И вдруг с особенной четкостью мейстер Альбрехт понял, что эта бабенка у картины — и есть его родина, сама фрау Германия, сентиментальная телка, туша… Теплота. Куриная теплота. Не город, а перина, — и не заметил, что последние слова выплеснул наружу, в досаде и отвращении.

— Кранах написал вам ангелочка… с котиком… так мило… А хотите «Страшный суд»? А? Недорого?

Отец Петр даже не вздрогнул. Он смотрел в стол, на широкие доски. Ответил тихо и твердо:

— Нет, мейстер Альбрехт. Это слишком страшный дар для нашей церкви.

— А мадонну, мадонну хотите? Даже с кошкой могу. И недорого же… — схватил отца Петера за рукав холодными пальцами и прохрипел с пьяной бравадой: — Довольно и годовых молебнов о моей душе!

— Перестаньте, мейстер Альбрехт, — прошептал священник. — Я и так буду молиться о вашей душе. Сколько нужно, столько и буду.

Они смотрели друг в друга так, словно кроме них на земле не осталось никого. За окном стояла глухая непроглядная тьма.

— Ну так я напишу для вас… для вашего храма образ. Апостола Петра. Это хоть можно?

И отец Петр в невыразимой печали и сострадании кивнул:

— Можно. Это можно.

Наутро, когда отец Петер пришел к бургомистру, слуга выносил вещи. Высокий гость отправлялся дальше, в Саксонию. Кутаясь в теплый плащ, мейстер Альбрехт вышел из дома и заметил священника. Отец Петр смущенно топтался на скрипучем снегу и держал в руках нелепую крестьянскую сумку-мешок. «Доброго вам утра, мейстер Альбрехт. Уезжаете все-таки от нас? Я к вам с покорной просьбой. Вы же встретитесь в Саксонии с мейстером Лукасом? Не согласитесь ли вы передать ему бутылку вишневки от нашего города? В качестве скромной благодарности, за все». Мейстер Альбрехт усилием воли встряхнулся и принял увесистый мешок из рук отца Петера.
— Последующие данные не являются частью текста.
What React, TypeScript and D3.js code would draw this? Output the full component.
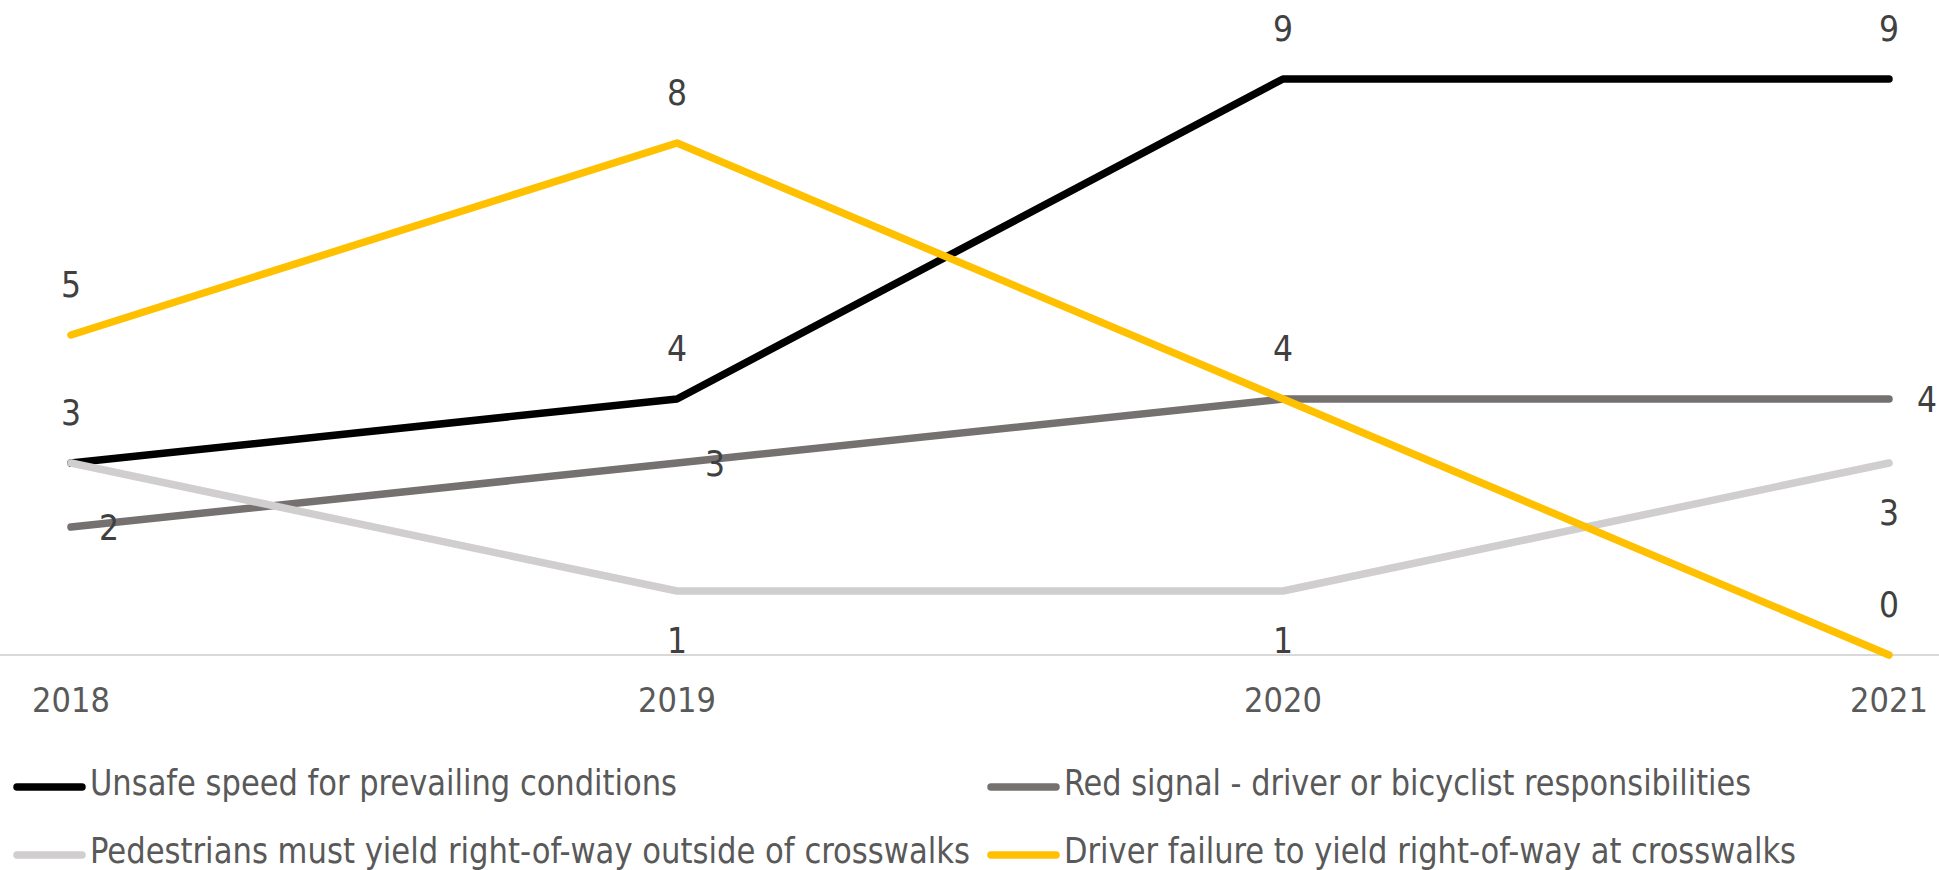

Глухо звякнуло. «Спасибо вам, — робко улыбнулся священник. — Там еще вторая, для вас. Храни вас Бог в пути. И вообще, храни вас Бог».

Вечером из дома бургомистра пришел слуга и принес большую холщовую папку. В ней лежала гравюра и четвертушка бумажного листа. Изящным угловатым почерком мейстер Альбрехт извещал, что сию гравюру он покорно просит принять в качестве скромной платы за гостеприимство и как дань дружбы и уважения. Отец Петер перевернул плотный желтоватый картон и вздрогнул. На гравюре в ледяном безмолвном кошмаре неслись вдаль Всадники Апокалипсиса.

Отец Петер вздохнул, рассеянно пожал плечами, как бы извиняясь, и продолжил:

— Через три года мейстер Альбрехт скончался. Господи, упокой его бессмертную душу, а я до сих пор молюсь о нем. Великий был дух. И страдающий.

Доктор налил отцу Петеру и себе, и оба выпили за мейстера Альбрехта. Страшные Всадники беззвучно мчались в бесконечном губительном полете. Вишневка рубиново сияла сквозь пламя свечи. Теофраст посмотрел на своего друга и, тщательно выговаривая каждое слово чуть заплетающимся языком, спросил:

— Отец Петер, а что, он серьезно хотел подарить городу картину?

— Думаю, да, — кивнул отец Петер. — Он вообще был очень серьезен. Может быть, чувствовал, что недолго осталось? Сейчас я, безусловно, не оскорбил бы мейстера своим отказом. Но по молодости лет я так истово защищал покой города… Дурак был, что ж поделать.

— А… в городе знают? Знают, что вы отказались от его… подарка?

Отец Петер слегка улыбнулся и, допив вишневку, накрыл стакан ладонью.

— Да что вы, Теофраст! Добровольное самоубийство есть грех тягчайший, а бургомистр меня просто разорвал бы, аки лев. А сейчас никто и не поверит. Но вы все равно, пожалуйста, никому не говорите. Хорошо, сын мой? Просто по дружбе.